* begin Dataset excerpt *
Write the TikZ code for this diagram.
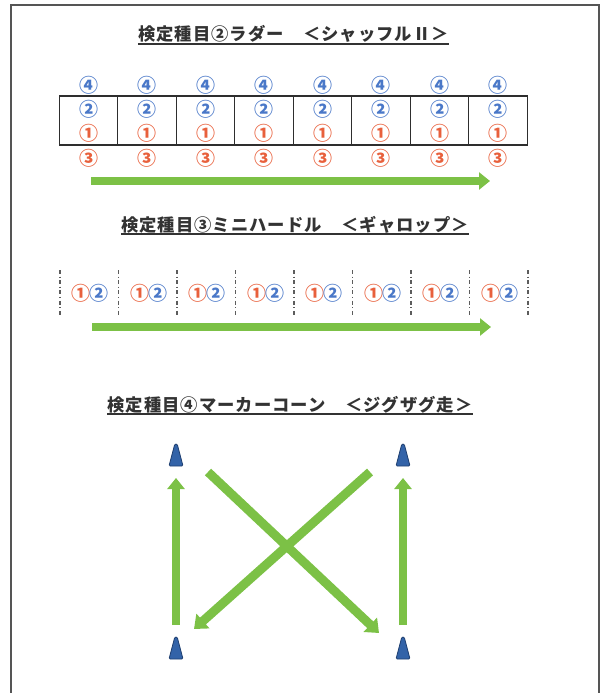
\documentclass[tikz,border=0pt]{standalone}
\usepackage{fontspec}
\newfontfamily\jp[LetterSpace=6]{Noto Sans CJK JP}
\newfontfamily\jpn{Noto Sans CJK JP}
\usetikzlibrary{arrows.meta}
\definecolor{ttl}{HTML}{333333}
\definecolor{grn}{HTML}{7CC146}
\definecolor{bl}{HTML}{4A78C8}
\definecolor{org}{HTML}{E8603C}
\definecolor{cone}{HTML}{3363A8}
\definecolor{conedk}{HTML}{1F3F70}
\definecolor{frm}{HTML}{555555}
\tikzset{
  title/.style={anchor=base, inner sep=0pt, text=ttl, font=\jp\bfseries\fontsize{17.3}{19}\selectfont},
  uline/.style={draw=ttl, line width=1.1pt},
  cell/.style={draw=ttl!90!black, line width=1.4pt, minimum width=58.5pt, minimum height=49pt, inner sep=0pt},
  bnum/.style={inner sep=0pt, text=bl, font=\jpn\bfseries\fontsize{19}{19}\selectfont},
  onum/.style={inner sep=0pt, text=org, font=\jpn\bfseries\fontsize{19}{19}\selectfont},
  garrow/.style={draw=grn, line width=8pt, -{Triangle[width=17pt,length=11pt]}},
  darrow/.style={garrow, line width=9pt, -{Triangle[width=19pt,length=12pt]}},
  hurdle/.style={draw=ttl!80, line width=1.3pt, dash pattern=on 4pt off 2.5pt on 1.2pt off 2.5pt},
}
\begin{document}
\begin{tikzpicture}[x=1pt,y=-1pt]
\useasboundingbox (0,0) rectangle (602,693);
% frame
\draw[frm, line width=1.3pt] (11,693) -- (11,5) -- (599,5) -- (599,693);

% ---------- Title 1 ----------
\node[title] (t1) at (293.5,41) {検定種目②ラダー　＜シャッフルⅡ＞};
\draw[uline] ([yshift=-3pt]t1.base west) -- ([yshift=-3pt]t1.base east);

% ladder
\foreach \i in {0,...,7} {
  \node[cell] (c\i) at ({88.5+58.5*\i},120.5) {};
  \node[bnum] (n4\i) at ({88.5+58.5*\i},85) {④};
  \node[bnum] (n2\i) at ({88.5+58.5*\i},109.5) {②};
  \node[onum] (n1\i) at ({88.5+58.5*\i},133) {①};
  \node[onum] (n3\i) at ({88.5+58.5*\i},158) {③};
}
\coordinate (a1s) at (91,181);
\coordinate (a1e) at (490,181);
\draw[garrow] (a1s) -- (a1e);

% ---------- Title 2 ----------
\node[title] (t2) at (295,231) {検定種目③ミニハードル　＜ギャロップ＞};
\draw[uline] ([yshift=-3pt]t2.base west) -- ([yshift=-3pt]t2.base east);

\foreach \i in {0,...,8} {
  \coordinate (ht\i) at ({60+58.5*\i},270);
  \coordinate (hb\i) at ({60+58.5*\i},316);
  \draw[hurdle] (ht\i) -- (hb\i);
}
\foreach \i in {0,...,7} {
  \node[onum] (p1\i) at ({81+58.5*\i},293) {①};
  \node[bnum] (p2\i) at ({99+58.5*\i},293) {②};
}
\coordinate (a2s) at (92,327);
\coordinate (a2e) at (491,327);
\draw[garrow] (a2s) -- (a2e);

% ---------- Title 3 ----------
\node[title] (t3) at (290,411) {検定種目④マーカーコーン　＜ジグザグ走＞};
\draw[uline] ([yshift=-3pt]t3.base west) -- ([yshift=-3pt]t3.base east);

% cones
\coordinate (tl) at (176,455);
\coordinate (tr) at (403,455);
\coordinate (bl) at (176,648);
\coordinate (br) at (403,648);
\foreach \c in {tl,tr,bl,br} {
  \filldraw[fill=cone, draw=conedk, line width=0.8pt, rounded corners=1.2pt]
    ([shift={(-7,11)}]\c) -- ([shift={(-1.2,-11)}]\c) -- ([shift={(1.2,-11)}]\c) -- ([shift={(7,11)}]\c) -- cycle;
}
\draw[garrow] ([shift={(0,-23)}]bl) -- ([shift={(0,23)}]tl);
\draw[garrow] ([shift={(0,-23)}]br) -- ([shift={(0,23)}]tr);
\draw[darrow] ([shift={(32,17)}]tl) -- ([shift={(-24,-15)}]br);
\draw[darrow] ([shift={(-33,17)}]tr) -- ([shift={(18,-19)}]bl);
\end{tikzpicture}
\end{document}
* end Dataset excerpt *
Give back the whole listing as it stands, minus its pictures.

Write the TikZ code for this diagram.
\documentclass[tikz,border=0pt]{standalone}
\usepackage{fontspec}
\newfontfamily\jp[LetterSpace=6]{Noto Sans CJK JP}
\newfontfamily\jpn{Noto Sans CJK JP}
\usetikzlibrary{arrows.meta}
\definecolor{ttl}{HTML}{333333}
\definecolor{grn}{HTML}{7CC146}
\definecolor{bl}{HTML}{4A78C8}
\definecolor{org}{HTML}{E8603C}
\definecolor{cone}{HTML}{3363A8}
\definecolor{conedk}{HTML}{1F3F70}
\definecolor{frm}{HTML}{555555}
\tikzset{
  title/.style={anchor=base, inner sep=0pt, text=ttl, font=\jp\bfseries\fontsize{17.3}{19}\selectfont},
  uline/.style={draw=ttl, line width=1.1pt},
  cell/.style={draw=ttl!90!black, line width=1.4pt, minimum width=58.5pt, minimum height=49pt, inner sep=0pt},
  bnum/.style={inner sep=0pt, text=bl, font=\jpn\bfseries\fontsize{19}{19}\selectfont},
  onum/.style={inner sep=0pt, text=org, font=\jpn\bfseries\fontsize{19}{19}\selectfont},
  garrow/.style={draw=grn, line width=8pt, -{Triangle[width=17pt,length=11pt]}},
  darrow/.style={garrow, line width=9pt, -{Triangle[width=19pt,length=12pt]}},
  hurdle/.style={draw=ttl!80, line width=1.3pt, dash pattern=on 4pt off 2.5pt on 1.2pt off 2.5pt},
}
\begin{document}
\begin{tikzpicture}[x=1pt,y=-1pt]
\useasboundingbox (0,0) rectangle (602,693);
% frame
\draw[frm, line width=1.3pt] (11,693) -- (11,5) -- (599,5) -- (599,693);

% ---------- Title 1 ----------
\node[title] (t1) at (293.5,41) {検定種目②ラダー　＜シャッフルⅡ＞};
\draw[uline] ([yshift=-3pt]t1.base west) -- ([yshift=-3pt]t1.base east);

% ladder
\foreach \i in {0,...,7} {
  \node[cell] (c\i) at ({88.5+58.5*\i},120.5) {};
  \node[bnum] (n4\i) at ({88.5+58.5*\i},85) {④};
  \node[bnum] (n2\i) at ({88.5+58.5*\i},109.5) {②};
  \node[onum] (n1\i) at ({88.5+58.5*\i},133) {①};
  \node[onum] (n3\i) at ({88.5+58.5*\i},158) {③};
}
\coordinate (a1s) at (91,181);
\coordinate (a1e) at (490,181);
\draw[garrow] (a1s) -- (a1e);

% ---------- Title 2 ----------
\node[title] (t2) at (295,231) {検定種目③ミニハードル　＜ギャロップ＞};
\draw[uline] ([yshift=-3pt]t2.base west) -- ([yshift=-3pt]t2.base east);

\foreach \i in {0,...,8} {
  \coordinate (ht\i) at ({60+58.5*\i},270);
  \coordinate (hb\i) at ({60+58.5*\i},316);
  \draw[hurdle] (ht\i) -- (hb\i);
}
\foreach \i in {0,...,7} {
  \node[onum] (p1\i) at ({81+58.5*\i},293) {①};
  \node[bnum] (p2\i) at ({99+58.5*\i},293) {②};
}
\coordinate (a2s) at (92,327);
\coordinate (a2e) at (491,327);
\draw[garrow] (a2s) -- (a2e);

% ---------- Title 3 ----------
\node[title] (t3) at (290,411) {検定種目④マーカーコーン　＜ジグザグ走＞};
\draw[uline] ([yshift=-3pt]t3.base west) -- ([yshift=-3pt]t3.base east);

% cones
\coordinate (tl) at (176,455);
\coordinate (tr) at (403,455);
\coordinate (bl) at (176,648);
\coordinate (br) at (403,648);
\foreach \c in {tl,tr,bl,br} {
  \filldraw[fill=cone, draw=conedk, line width=0.8pt, rounded corners=1.2pt]
    ([shift={(-7,11)}]\c) -- ([shift={(-1.2,-11)}]\c) -- ([shift={(1.2,-11)}]\c) -- ([shift={(7,11)}]\c) -- cycle;
}
\draw[garrow] ([shift={(0,-23)}]bl) -- ([shift={(0,23)}]tl);
\draw[garrow] ([shift={(0,-23)}]br) -- ([shift={(0,23)}]tr);
\draw[darrow] ([shift={(32,17)}]tl) -- ([shift={(-24,-15)}]br);
\draw[darrow] ([shift={(-33,17)}]tr) -- ([shift={(18,-19)}]bl);
\end{tikzpicture}
\end{document}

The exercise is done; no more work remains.